Many people in science would rather not talk about the problem of research misconduct, much less act on it. After all, who directly involved would benefit from a serious crackdown? Certainly not the institutions at which the misconduct takes place — they are nominally responsible, but can face legal repercussions, embarrassing headlines and a public-relations disaster if they expose cheating academics. It is much easier to shuffle miscreants out of the side door with vague references and a promise of silence, effectively pushing the problem somewhere else, and onto someone else.
So it is perhaps a sort of progress that the British Medical Journal and the international Committee on Publication Ethics were able to organize a meeting on the subject in London last week, gathering representatives from universities, funders, journals and lobby groups to discuss how the problem could be tackled in the United Kingdom (see Nature http://doi.org/hmx; 2012). The meeting broke little new ground, but its organizers do, at least, deserve credit for trying.

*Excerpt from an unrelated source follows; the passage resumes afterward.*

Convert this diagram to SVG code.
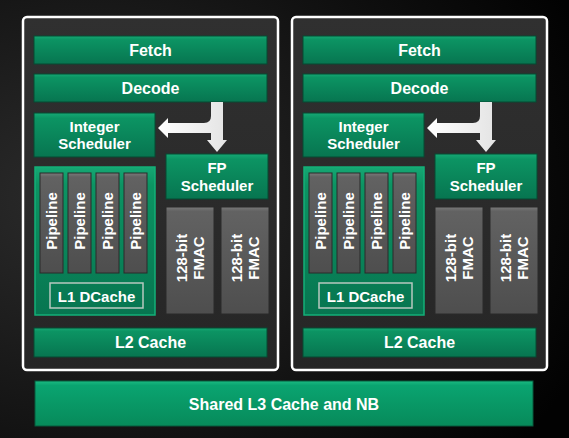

“Stronger action and punishments are needed to discourage misbehaviour.”
A big part of the problem is the lack of perceived risk associated with misconduct. Some fraudulent researchers might be sociopaths who don't care about the rules, but many others simply believe that they can anticipate the outcome of a research project, and see no downside to fabricating the required results to save time, or tweaking results to achieve a stronger signal. Either way, stronger action and punishments are needed to discourage such misbehaviour. (Meanwhile, for colleagues considering blowing the whistle, the risks are glaringly huge — witness the plight of scientists, such as cardiologist Peter Wilmshurst, who have raised questions and have faced the full force of Britain's ludicrous libel laws as a result.)

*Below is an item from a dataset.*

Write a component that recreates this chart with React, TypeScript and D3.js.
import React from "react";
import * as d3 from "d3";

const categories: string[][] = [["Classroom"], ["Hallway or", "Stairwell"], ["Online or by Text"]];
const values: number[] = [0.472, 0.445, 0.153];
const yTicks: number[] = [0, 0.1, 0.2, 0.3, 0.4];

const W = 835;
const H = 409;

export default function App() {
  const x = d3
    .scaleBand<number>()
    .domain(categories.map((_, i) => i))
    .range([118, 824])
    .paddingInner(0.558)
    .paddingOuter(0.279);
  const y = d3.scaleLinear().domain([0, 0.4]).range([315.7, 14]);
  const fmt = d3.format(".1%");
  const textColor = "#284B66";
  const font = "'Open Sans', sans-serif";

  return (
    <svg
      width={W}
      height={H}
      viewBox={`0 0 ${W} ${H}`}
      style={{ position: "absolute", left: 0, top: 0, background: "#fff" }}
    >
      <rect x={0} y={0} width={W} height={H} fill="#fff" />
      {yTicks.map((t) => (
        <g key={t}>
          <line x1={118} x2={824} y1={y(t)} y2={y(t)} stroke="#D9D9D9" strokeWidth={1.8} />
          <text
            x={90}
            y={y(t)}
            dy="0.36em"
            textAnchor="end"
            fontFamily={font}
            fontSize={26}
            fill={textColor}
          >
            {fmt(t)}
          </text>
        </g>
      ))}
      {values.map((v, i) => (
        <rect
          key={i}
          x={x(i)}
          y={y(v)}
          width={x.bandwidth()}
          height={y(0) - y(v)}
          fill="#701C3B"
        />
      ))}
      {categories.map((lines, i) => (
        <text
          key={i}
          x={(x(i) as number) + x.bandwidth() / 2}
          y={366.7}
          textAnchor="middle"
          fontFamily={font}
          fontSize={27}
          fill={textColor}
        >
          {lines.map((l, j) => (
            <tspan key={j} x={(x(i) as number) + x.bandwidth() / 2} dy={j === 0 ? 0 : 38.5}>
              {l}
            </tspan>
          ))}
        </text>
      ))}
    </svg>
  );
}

Could publications such as this one do more to deter cheats? Unfortunately, we are often in no position to flag up even proven cases of misconduct, and thereby highlight the risks that miscreants run with their careers. Yes, it is a journal's primary job to clean up the literature, but when papers are retracted owing to misconduct, the libel laws (again) often prevent our editors from saying so. We know that this leaves the affected communities frustrated and in the dark. It leaves us frustrated, too.
So, with journals unable to push towards greater integrity and universities often unwilling to do so, should funding agencies be leading the charge? It is, after all, their money that is wasted if misconduct does occur.

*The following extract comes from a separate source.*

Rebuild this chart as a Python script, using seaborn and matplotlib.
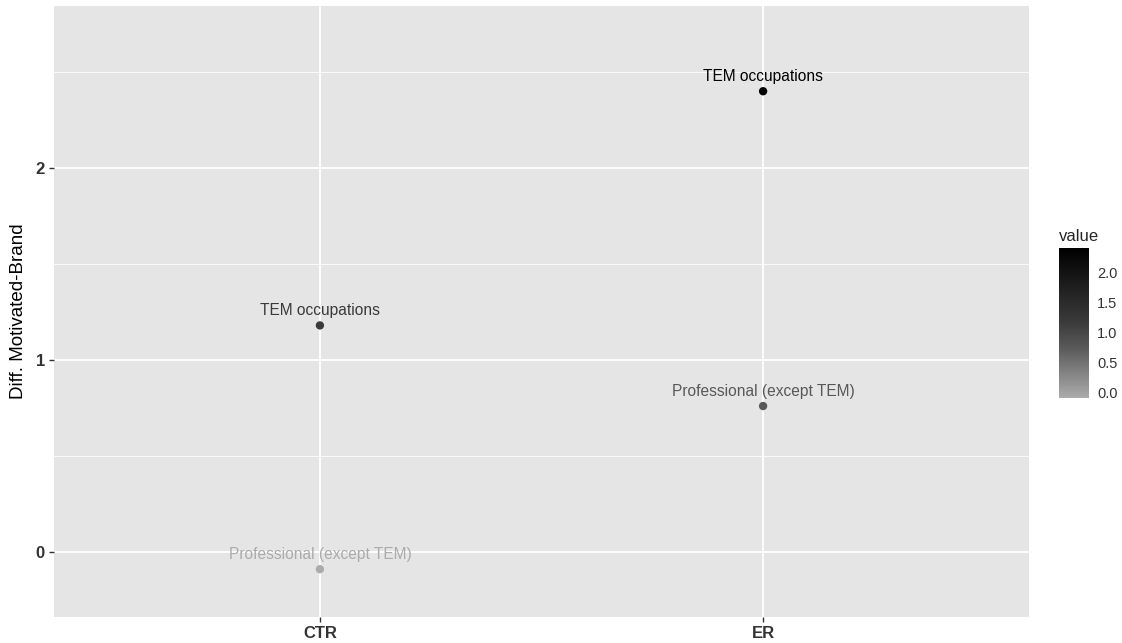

Funding agencies in the United States do sometimes investigate misconduct. Research funded by the National Institutes of Health and some other government agencies falls under the remit of the Office for Research Integrity (ORI), which has the power to bar researchers from receiving future funding. However, as Nicholas Steneck, director of the research-ethics programme at the Michigan Institute for Clinical and Health Research in Ann Arbor, told the London meeting, this process probably misses most major misconduct. And the ORI can't initiate investigations: institutions must conduct their own inquiries first.
In the United Kingdom, there seems to be little appetite for launching an overarching ORI-type regulator. Certainly, the existing independent advisory group, the UK Research Integrity Office in Falmer, is clear that it has no desire to take on such a role. British funding councils — in collaboration with the country's universities — have chosen instead to produce a 'concordat' detailing good practice, to which institutions will be expected to sign up. This is laudable, but unlikely to strike fear into fraudsters and fabricators.
So, how can Britain highlight cases of misconduct and discourage it in future? Ultimately, the incentives probably need to come from on high, and the government could get the ball rolling by commissioning an anonymous survey on misconduct that UK researchers have witnessed and perpetrated. An official audit would offer a strong platform for others to build on — perhaps with a parliamentary inquiry and subsequent report on the damage done to UK science by misconduct, and an assessment of the options for tackling it and the investment needed. Funders and universities could then work together to establish common definitions of what counts as misconduct, and how it will be punished. And if a reform of the libel laws goes ahead, journals and other scientists would be able to do more to highlight and expose miscreants.
Sounds ambitious? If the solutions were easy, there wouldn't be a problem to discuss. But there is, so we must face it.